--- Begin ENTRIES PROVIDED ---
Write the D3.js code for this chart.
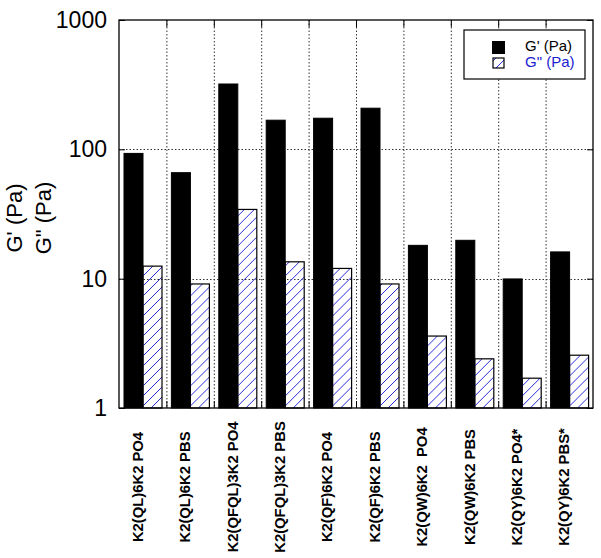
<!DOCTYPE html>
<html lang="en">
<head>
<meta charset="UTF-8">
<title>G' and G'' bar chart</title>
<script src="https://d3js.org/d3.v7.min.js"></script>
<style>
    body { margin: 0; background: #fff; }
    text { font-family: "Liberation Sans", Arial, sans-serif; }
    .grid line { stroke: #333; stroke-width: 1; stroke-dasharray: 1.5,2; }
</style>
</head>
<body>
<div id="chart"></div>
<script>
    // data
    var categories = ["K2(QL)6K2 PO4", "K2(QL)6K2 PBS", "K2(QFQL)3K2 PO4", "K2(QFQL)3K2 PBS",
        "K2(QF)6K2 PO4", "K2(QF)6K2 PBS", "K2(QW)6K2  PO4", "K2(QW)6K2 PBS",
        "K2(QY)6K2 PO4*", "K2(QY)6K2 PBS*"];
    var gPrime = [93, 66, 320, 168, 174, 208, 18.1, 19.8, 9.95, 16.1];
    var gDouble = [12.5, 9.1, 34.3, 13.5, 12, 9.1, 3.6, 2.4, 1.7, 2.56];
    var yTicks = [1, 10, 100, 1000];
    var seriesNames = ["G' (Pa)", "G\" (Pa)"];

    var margin = {top: 20, right: 8, bottom: 150, left: 119},
        width = 593 - margin.left,
        height = 408 - margin.top;

    var svg = d3.select("#chart").append("svg")
        .attr("width", 601)
        .attr("height", 558);

    // hatch for G''
    var defs = svg.append("defs");
    defs.append("pattern")
        .attr("id", "hatch")
        .attr("patternUnits", "userSpaceOnUse")
        .attr("width", 10).attr("height", 10)
        .append("path")
        .attr("d", "M-2,12 L12,-2 M-2,2 L2,-2 M8,12 L12,8")
        .attr("stroke", "#2c2cd8")
        .attr("stroke-width", 1);

    var g = svg.append("g")
        .attr("transform", "translate(" + margin.left + "," + margin.top + ")");

    var x = d3.scaleBand().domain(categories).range([0, width]).paddingInner(0).paddingOuter(0);
    var xs = d3.scaleBand().domain([0, 1]).range([5, x.bandwidth() - 4.4]);
    var y = d3.scaleLog().domain([1, 1000]).range([height, 0]);

    // dotted grid
    var grid = g.append("g").attr("class", "grid");
    grid.selectAll(".v").data(categories.slice(1)).enter().append("line")
        .attr("x1", function(d) { return x(d) + 0.5; })
        .attr("x2", function(d) { return x(d) + 0.5; })
        .attr("y1", 0).attr("y2", height);
    grid.selectAll(".h").data([10, 100]).enter().append("line")
        .attr("x1", 0).attr("x2", width)
        .attr("y1", function(d) { return Math.round(y(d)) + 0.5; })
        .attr("y2", function(d) { return Math.round(y(d)) + 0.5; });

    // bars
    var groups = g.selectAll(".grp").data(categories).enter().append("g")
        .attr("transform", function(d) { return "translate(" + x(d) + ",0)"; });

    groups.append("rect")
        .attr("x", xs(0))
        .attr("width", xs.bandwidth())
        .attr("y", function(d, i) { return y(gPrime[i]); })
        .attr("height", function(d, i) { return height - y(gPrime[i]); })
        .attr("fill", "#000")
        .attr("stroke", "#000");

    groups.append("rect")
        .attr("x", xs(1))
        .attr("width", xs.bandwidth())
        .attr("y", function(d, i) { return y(gDouble[i]); })
        .attr("height", function(d, i) { return height - y(gDouble[i]); })
        .attr("fill", "url(#hatch)")
        .attr("stroke", "#000")
        .attr("stroke-width", 1.2);

    // category ticks (top and bottom, inward)
    var bounds = categories.slice(1).map(function(d) { return x(d) + 0.5; });
    g.selectAll(".tb").data(bounds).enter().append("line")
        .attr("x1", function(d) { return d; }).attr("x2", function(d) { return d; })
        .attr("y1", height).attr("y2", height - 7)
        .attr("stroke", "#000");
    g.selectAll(".tt").data(bounds).enter().append("line")
        .attr("x1", function(d) { return d; }).attr("x2", function(d) { return d; })
        .attr("y1", 0).attr("y2", 7)
        .attr("stroke", "#000");

    // y axis
    var yAxis = g.append("g")
        .call(d3.axisLeft(y).tickValues(yTicks).tickFormat(d3.format("d")).tickSizeInner(-6).tickSizeOuter(0).tickPadding(12));
    yAxis.select(".domain").remove();
    yAxis.selectAll("text").attr("font-size", 23).attr("fill", "#000")
        .style("font-family", "'Liberation Sans', Arial, sans-serif");
    var yAxisR = g.append("g").attr("transform", "translate(" + width + ",0)")
        .call(d3.axisRight(y).tickValues(yTicks).tickFormat("").tickSizeInner(-6).tickSizeOuter(0));
    yAxisR.select(".domain").remove();

    // frame
    g.append("rect")
        .attr("width", width).attr("height", height)
        .attr("fill", "none").attr("stroke", "#000").attr("stroke-width", 1.3);

    // x labels, centred a fixed distance below the axis
    g.selectAll(".xl").data(categories).enter().append("text")
        .attr("transform", function(d) {
            return "translate(" + (x(d) + x.bandwidth() / 2) + "," + (height + 79) + ") rotate(-90)";
        })
        .attr("text-anchor", "middle")
        .attr("font-size", 14.8)
        .attr("font-weight", "bold")
        .style("white-space", "pre")
        .text(function(d) { return d; });

    // y title
    svg.append("text")
        .attr("transform", "translate(22,218) rotate(-90)")
        .attr("text-anchor", "middle")
        .attr("font-size", 22)
        .text(seriesNames[0]);
    svg.append("text")
        .attr("transform", "translate(51,218) rotate(-90)")
        .attr("text-anchor", "middle")
        .attr("font-size", 22)
        .text(seriesNames[1]);

    // legend
    var lg = svg.append("g").attr("transform", "translate(464,30)");
    lg.append("rect").attr("width", 121).attr("height", 49)
        .attr("fill", "#fff").attr("stroke", "#000").attr("stroke-width", 1.2);
    lg.append("rect").attr("x", 28).attr("y", 11).attr("width", 13).attr("height", 13).attr("fill", "#000");
    lg.append("rect").attr("x", 29).attr("y", 28).attr("width", 11).attr("height", 10)
        .attr("fill", "url(#hatch)").attr("stroke", "#000").attr("stroke-width", 1.2);
    lg.append("text").attr("x", 61).attr("y", 21).attr("font-size", 15).attr("fill", "#000").text(seriesNames[0]);
    lg.append("text").attr("x", 61).attr("y", 37).attr("font-size", 15).attr("fill", "#2020d0").text(seriesNames[1]);
</script>
</body>
</html>
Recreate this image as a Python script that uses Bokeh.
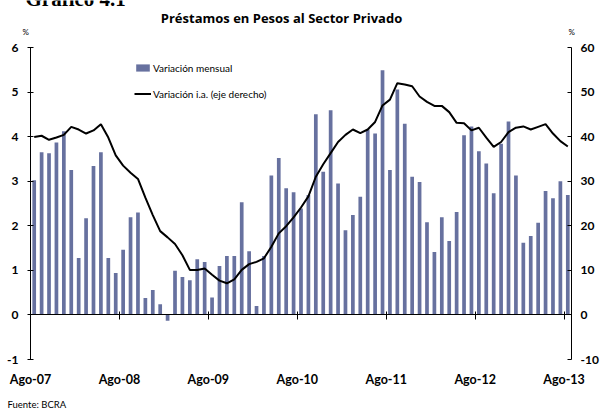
from bokeh.plotting import figure
from bokeh.layouts import column
from bokeh.models import (Range1d, LinearAxis, FixedTicker, Legend, LegendItem,
                          Label, ColumnDataSource, Grid)
from bokeh.embed import file_html
from bokeh.resources import INLINE

tick_labels = ["Ago-07", "Ago-08", "Ago-09", "Ago-10", "Ago-11", "Ago-12", "Ago-13"]

variacion_mensual = [
    3.02, 3.65, 3.63, 3.87, 4.12, 3.25, 1.28, 2.17, 3.34, 3.65, 1.28, 0.94,
    1.46, 2.19, 2.30, 0.38, 0.56, 0.24, -0.13, 0.99, 0.85, 0.78, 1.25, 1.19,
    0.39, 1.10, 1.32, 1.32, 2.53, 1.43, 0.20, 1.32, 3.13, 3.52, 2.84, 2.75,
    2.39, 2.69, 4.50, 3.21, 4.59, 2.95, 1.90, 2.24, 2.65, 4.16, 4.07, 5.49,
    3.25, 5.06, 4.29, 3.10, 2.98, 2.08, 1.41, 2.19, 1.66, 2.31, 4.03, 4.23,
    3.67, 3.40, 2.73, 3.84, 4.34, 3.13, 1.62, 1.77, 2.07, 2.78, 2.62, 3.00,
    2.69,
]

variacion_ia = [
    39.9, 40.2, 39.3, 39.8, 40.4, 42.2, 41.6, 40.7, 41.4, 42.8, 39.8, 35.8,
    33.5, 31.9, 30.5, 26.3, 22.4, 18.8, 17.4, 15.9, 13.4, 10.1, 10.1, 10.4,
    9.0, 7.7, 7.1, 8.0, 10.1, 11.4, 11.9, 12.7, 15.3, 18.3, 19.9, 21.9,
    24.1, 26.6, 31.0, 33.8, 36.3, 38.8, 40.4, 41.6, 40.8, 41.6, 43.3, 47.0,
    48.3, 52.0, 51.7, 51.3, 49.0, 47.8, 46.9, 46.9, 45.5, 43.1, 43.0, 41.4,
    42.0, 39.8, 37.7, 38.8, 41.0, 42.0, 42.3, 41.6, 42.2, 42.8, 40.7, 39.0,
    37.8,
]

n = len(variacion_mensual)
xs = [i + 0.5 for i in range(n)]
label_pos = [12 * i for i in range(len(tick_labels))]

src = ColumnDataSource(dict(x=xs, mensual=variacion_mensual, ia=variacion_ia))

FONT = "Lato"


def text_strip(height):
    f = figure(width=601, height=height, output_backend="svg", toolbar_location=None,
               x_axis_location=None, y_axis_location=None, min_border=0,
               x_range=Range1d(0, 1), y_range=Range1d(0, 1), title=None)
    f.outline_line_color = None
    f.frame_align = False
    for g in f.select(type=Grid):
        g.visible = False
    return f


def add_text(fig, text, x, y, size, style="normal", align="left", font=FONT,
             baseline="middle"):
    fig.add_layout(Label(x=x, y=y, x_units="screen", y_units="screen", text=text,
                         text_font=font, text_font_size=size, text_font_style=style,
                         text_align=align, text_baseline=baseline, text_color="black"))


# ---- header strip (page y 0..38)
header = text_strip(38)
add_text(header, "Gráfico 4.1", 25, 40, "21px", "bold", "left", "Liberation Serif",
         "alphabetic")
add_text(header, "Préstamos en Pesos al Sector Privado", 281, 21, "13px", "bold",
         "center", "Open Sans")
add_text(header, "%", 22, 7, "8px")
add_text(header, "%", 568, 7, "8px")

# ---- main chart
p = figure(frame_width=545, frame_height=312, output_backend="svg", toolbar_location=None,
           x_range=Range1d(0, n), y_range=Range1d(-1, 6),
           x_axis_location=None, y_axis_location=None,
           min_border_left=30, min_border_right=26, min_border_top=9,
           min_border_bottom=36, title=None)
p.frame_align = False
p.outline_line_color = None
p.background_fill_color = "white"
p.border_fill_color = "white"
for g in p.select(type=Grid):
    g.visible = False

p.extra_y_ranges = {"ia": Range1d(-10, 60)}


def style_axis(ax):
    ax.major_label_text_font = FONT
    ax.major_label_text_font_style = "bold"
    ax.major_label_text_font_size = "12px"
    ax.major_label_text_color = "black"
    ax.axis_line_color = "black"
    ax.major_tick_line_color = "black"
    ax.minor_tick_line_color = None


left = LinearAxis(ticker=FixedTicker(ticks=list(range(-1, 7))),
                  major_label_overrides={-1: "-1"})
style_axis(left)
left.major_tick_out = 3
left.major_tick_in = 3
left.major_label_standoff = 9
p.add_layout(left, "left")

right = LinearAxis(y_range_name="ia", ticker=FixedTicker(ticks=list(range(-10, 61, 10))),
                   major_label_overrides={-10: "-10"})
style_axis(right)
right.major_tick_out = 0
right.major_tick_in = 4
right.major_label_standoff = 9
p.add_layout(right, "right")

bottom = LinearAxis(ticker=FixedTicker(ticks=label_pos),
                    major_label_overrides={pos: lab for pos, lab in zip(label_pos, tick_labels)})
style_axis(bottom)
bottom.major_label_text_font_size = "12.5px"
bottom.axis_line_color = None
bottom.major_tick_line_color = None
bottom.major_tick_out = 0
bottom.major_tick_in = 0
bottom.major_label_standoff = 12
p.add_layout(bottom, "below")

zero_axis = LinearAxis(ticker=FixedTicker(ticks=label_pos), fixed_location=0)
style_axis(zero_axis)
zero_axis.major_label_text_font_size = "0px"
zero_axis.major_tick_in = 5
zero_axis.major_tick_out = 3
p.add_layout(zero_axis, "above")

bars = p.vbar(x="x", top="mensual", width=0.5, source=src,
              fill_color="#67719f", line_color=None)
line = p.line(x="x", y="ia", source=src, y_range_name="ia",
              line_color="black", line_width=2)

legend = Legend(items=[LegendItem(label="Variación mensual", renderers=[bars]),
                       LegendItem(label="Variación i.a. (eje derecho)", renderers=[line])],
                location=(104, 259))
legend.border_line_color = None
legend.background_fill_alpha = 0
legend.padding = 0
legend.margin = 0
legend.spacing = 13
legend.glyph_width = 17
legend.glyph_height = 9
legend.label_height = 13
legend.label_standoff = 2
legend.label_text_font = FONT
legend.label_text_font_size = "10px"
legend.label_text_color = "black"
p.add_layout(legend, "center")

# ---- footer strip (page y 395..417)
footer = text_strip(22)
add_text(footer, "Fuente: BCRA", 7, 13, "9.5px")

page = column(header, p, footer, width=601, spacing=0, styles={"overflow": "hidden"})

open("out.html", "w").write(file_html(page, INLINE))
--- End ENTRIES PROVIDED ---
(THE REQUEST):
Leave out every picture, then retype exactly the lines from the one containing "Recreate this image" through the one containing "from bokeh.resources import INLINE".

(RESULT FOR THIS EXERCISE):
Recreate this image as a Python script that uses Bokeh.
from bokeh.plotting import figure
from bokeh.layouts import column
from bokeh.models import (Range1d, LinearAxis, FixedTicker, Legend, LegendItem,
                          Label, ColumnDataSource, Grid)
from bokeh.embed import file_html
from bokeh.resources import INLINE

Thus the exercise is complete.